P2P comes handy when we have a large file to share that some people want to download at the same time. A normal architecture would overload the single server that has the file.

The idea is to make a distributed system in which every person (peer) that downloads the file, also makes it available to other peers. The server has just the role of distributing the file initially, and then the system should work between the clients.

A file in BitTorrent is distributed in different blocks inside many clients, and those blocks can be downloaded in parallel.

The file that has to be downloaded is described in a file with the .torrent extension. Inside this file the hashes of all the blocks that make the file are described. The size of the block is usually 0.25MB.

The .torrent file also stores the url of the tracker, that is a peer that has the informations about all the peers that share the file. You can ask the trackers for a list of peers that have the file, and download it. The tracker also has the information about the blocks and the statistics about the peers. The tracker can be chosen by the peers or sometimes there are some other servers that are trackers for several files.

The list that the tracker gives us is a partial list of peers, that is a subset of the entire list. Tipically this subset is chosen randomly.

When you start downloading, you should start from a certain block. One idea is to select the rarest block first, in order that rare blocks are shared a little bit more than the others in order to assure avaliability.

Another policy is just by choosing it randomly. This because there is a problem with the rarest block: you can take a long time to start, since the rarest block can be anywhere in some computer with a low bandwitdth.

Problems with P2P

Last block (Endgame Mode)

The last blocks of the file could be rare, and so their download could be a lot slower. In order to solve this problem, the last blocks or the last one is split in other sub-blocks that are downloaded in parallel. This is called endgame mode.

Choking

If a certain peer has to upload a file to too many peers, its bandwidth could be saturated.

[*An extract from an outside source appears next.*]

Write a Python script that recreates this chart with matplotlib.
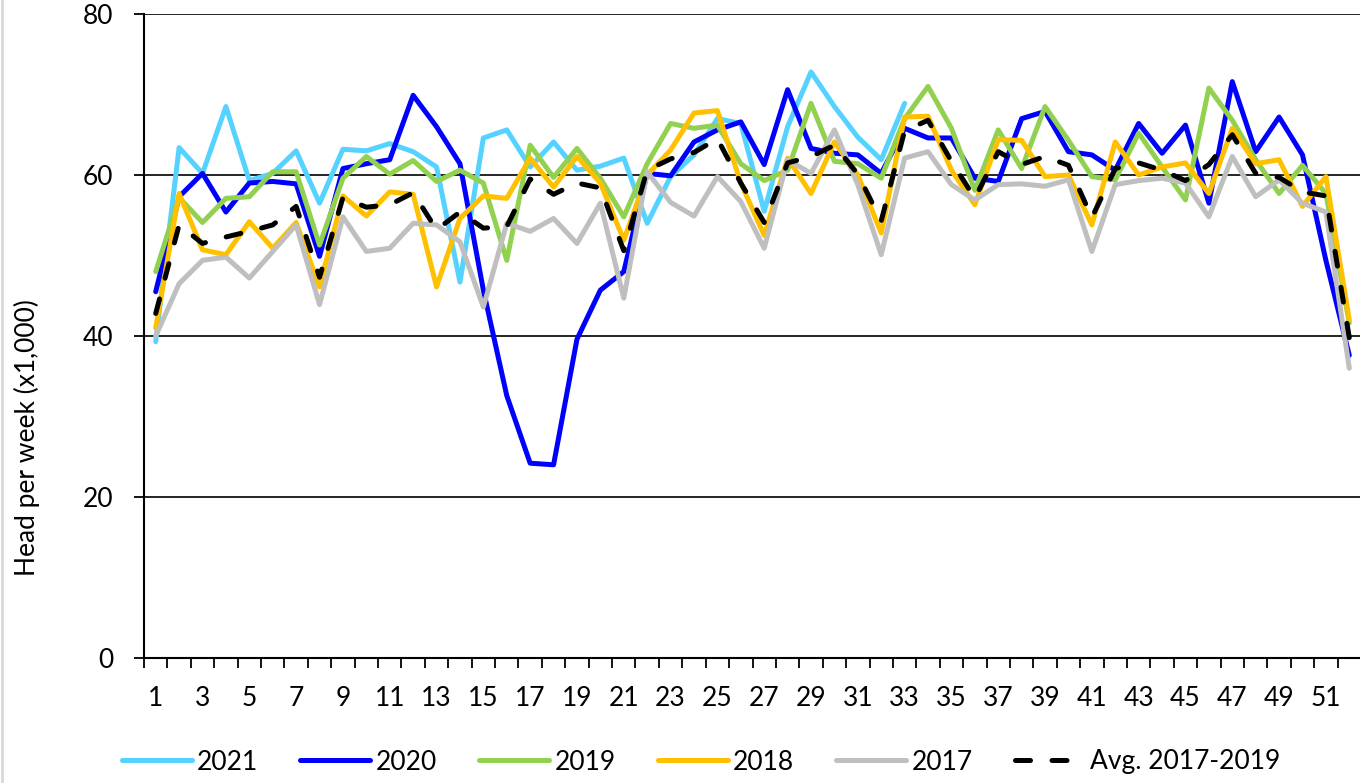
import numpy as np
import matplotlib
matplotlib.use("Agg")
import matplotlib.pyplot as plt
from matplotlib.lines import Line2D

plt.rcParams['font.family'] = ['Lato', 'DejaVu Sans']

weeks = np.arange(1, 53)

y2021 = [39.3, 63.4, 60.2, 68.5, 59.3, 60.2, 63.0, 56.5, 63.2, 63.0,
         63.9, 62.9, 61.0, 46.7, 64.6, 65.6, 61.0, 64.1, 60.6, 61.1,
         62.1, 54.0, 59.8, 62.5, 67.0, 66.4, 55.5, 66.0, 72.8, 68.5,
         64.7, 61.9, 68.9]
y2020 = [45.5, 57.3, 60.2, 55.4, 59.0, 59.2, 58.9, 49.9, 60.8, 61.4,
         61.9, 69.9, 66.0, 61.4, 45.7, 32.6, 24.2, 24.0, 39.6, 45.7,
         48.0, 60.2, 59.9, 64.1, 65.6, 66.6, 61.3, 70.6, 63.3, 62.7,
         62.5, 60.2, 65.8, 64.6, 64.6, 59.6, 59.2, 67.0, 67.9, 62.9,
         62.5, 60.6, 66.4, 62.7, 66.2, 56.5, 71.6, 62.9, 67.2, 62.5,
         49.4, 37.6]
y2019 = [48.0, 57.2, 54.1, 57.1, 57.3, 60.4, 60.4, 51.3, 59.6, 62.3,
         60.1, 61.8, 59.2, 60.6, 59.0, 49.4, 63.7, 59.7, 63.3, 59.6,
         54.8, 61.4, 66.4, 65.8, 66.2, 61.4, 59.3, 60.6, 68.9, 61.7,
         61.4, 59.6, 67.0, 71.0, 65.8, 58.1, 65.6, 60.8, 68.5, 64.3,
         59.8, 59.4, 65.2, 61.0, 56.9, 70.8, 66.8, 61.9, 57.7, 61.2,
         57.7, 41.6]
y2018 = [41.0, 57.7, 50.7, 50.1, 54.2, 50.9, 54.1, 46.1, 57.4, 54.9,
         57.9, 57.6, 46.1, 54.6, 57.4, 57.1, 62.1, 58.5, 62.3, 59.0,
         51.9, 60.0, 63.1, 67.7, 68.0, 59.0, 52.5, 62.1, 57.7, 64.1,
         60.0, 52.8, 67.2, 67.3, 60.6, 56.3, 64.4, 64.3, 59.8, 60.0,
         53.8, 64.1, 60.0, 61.0, 61.5, 57.7, 65.8, 61.4, 61.9, 56.1,
         59.8, 42.0]
y2017 = [40.0, 46.5, 49.4, 49.8, 47.2, 50.5, 53.8, 43.9, 54.8, 50.5,
         50.9, 54.0, 53.8, 51.7, 43.6, 54.0, 53.0, 54.6, 51.5, 56.5,
         44.7, 60.4, 56.6, 54.9, 59.8, 56.7, 50.9, 61.9, 60.2, 65.6,
         58.8, 50.1, 62.1, 62.9, 58.8, 56.9, 58.8, 58.9, 58.6, 59.4,
         50.5, 58.8, 59.3, 59.6, 59.0, 54.8, 62.3, 57.3, 59.4, 56.5,
         55.4, 36.0]
avg = [42.8, 53.8, 51.5, 52.3, 53.0, 53.8, 56.1, 47.3, 57.2, 56.0,
       56.3, 57.8, 53.2, 55.4, 53.4, 53.6, 59.5, 57.6, 59.0, 58.4,
       50.6, 60.6, 62.0, 62.8, 64.5, 59.0, 54.1, 61.5, 62.3, 63.7,
       60.1, 54.3, 65.5, 66.8, 61.7, 57.1, 62.9, 61.3, 62.3, 61.2,
       54.7, 60.8, 61.5, 60.6, 59.3, 61.3, 65.0, 60.2, 59.7, 57.9,
       57.4, 39.8]

series = [("2021", y2021, "#55d2ff"),
          ("2020", y2020, "#0000ff"),
          ("2019", y2019, "#92d050"),
          ("2018", y2018, "#ffc000"),
          ("2017", y2017, "#bfbfbf")]

fig = plt.figure(figsize=(13.6, 7.83), dpi=100)
ax = fig.add_axes([144/1360, 1 - 658/783, 1217/1360, 644/783])

lw = 3.6
for i, (name, vals, col) in enumerate(series):
    ax.plot(weeks[:len(vals)], vals, color=col, lw=lw, label=name,
            solid_joinstyle='round', solid_capstyle='round', zorder=3 + i)
ax.plot(weeks, avg, color='black', lw=lw, dashes=(3.0, 4.3),
        dash_capstyle='round', dash_joinstyle='round',
        label="Avg. 2017-2019", zorder=10)

ax.set_xlim(0.5, 52.5)
ax.set_ylim(0, 80)
ax.set_yticks([0, 20, 40, 60, 80])
ax.set_xticks(np.arange(1, 52, 2))
ax.set_xticks(np.arange(0.5, 53, 1), minor=True)
ax.tick_params(axis='x', which='major', length=0, pad=20, labelsize=19)
ax.tick_params(axis='x', which='minor', length=7, width=1.3, direction='out')
ax.tick_params(axis='y', length=7, width=1.3, pad=15, labelsize=19)

ax.grid(axis='y', color='black', lw=1.2, zorder=1)
ax.set_axisbelow(True)
for s in ['top', 'right']:
    ax.spines[s].set_visible(False)
for s in ['left', 'bottom']:
    ax.spines[s].set_linewidth(1.5)
    ax.spines[s].set_zorder(2)

ax.set_ylabel("Head per week (x1,000)", fontsize=19)
ax.yaxis.set_label_coords((40 - 144) / 1217, (658 - 438) / 644)

fig.legend(loc='center', bbox_to_anchor=(701/1360, 1 - 762/783), ncol=6,
           frameon=False, fontsize=19, handlelength=2.65,
           handletextpad=0.2, columnspacing=1.6)

fig.add_artist(Line2D([0.0015, 0.0015], [0, 1], color='#d9d9d9', lw=2,
                      transform=fig.transFigure))

fig.savefig("out.png", dpi=100)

A solution is to choke (interrupt) some of the connections to some particular peers. Usually only 4 peers are unchoked and selected for the upload. The problem here is how to select them:

  • This-for-that: this method is about unchoking a peer only if they unchoke you back. The idea is to avoid free-riders, meaning the peers that download the file and then leave without uploading it, since they are bad for the entire system.
  • Optimistic unchoking: when a new peer wants to download a file, it starts without any block. Using the previous strategy, the peer wouldn’t have any block to upload and so would be choked by all the other peers. With optimistic unchoking 1 out of 4 peers is randomly chosen, otherwise it couldn’t download the file.

Vulnerabilities

The peer to peers system has some vulnerabilities, meaning it’s possible in some way to distrupt the system in these ways:

  • Track the trackers and take them down;
  • Inject some nodes in the system that don’t do anything;
  • Poisoning, meaning inserting fake blocks in order to corrupt the whole file. This is not easy since the .torrent file stores the hashes of the block, that allwos to discard a fake block by checking the hash.
  • Poisoning the whole file, by inserting a file with the same name of the original but with different “garbage” content. For a peer to realize the content is different, it has to download it, but it will also upload it and the file would be distributed in the system. This is done mainly when you don’t want a certain content to be available.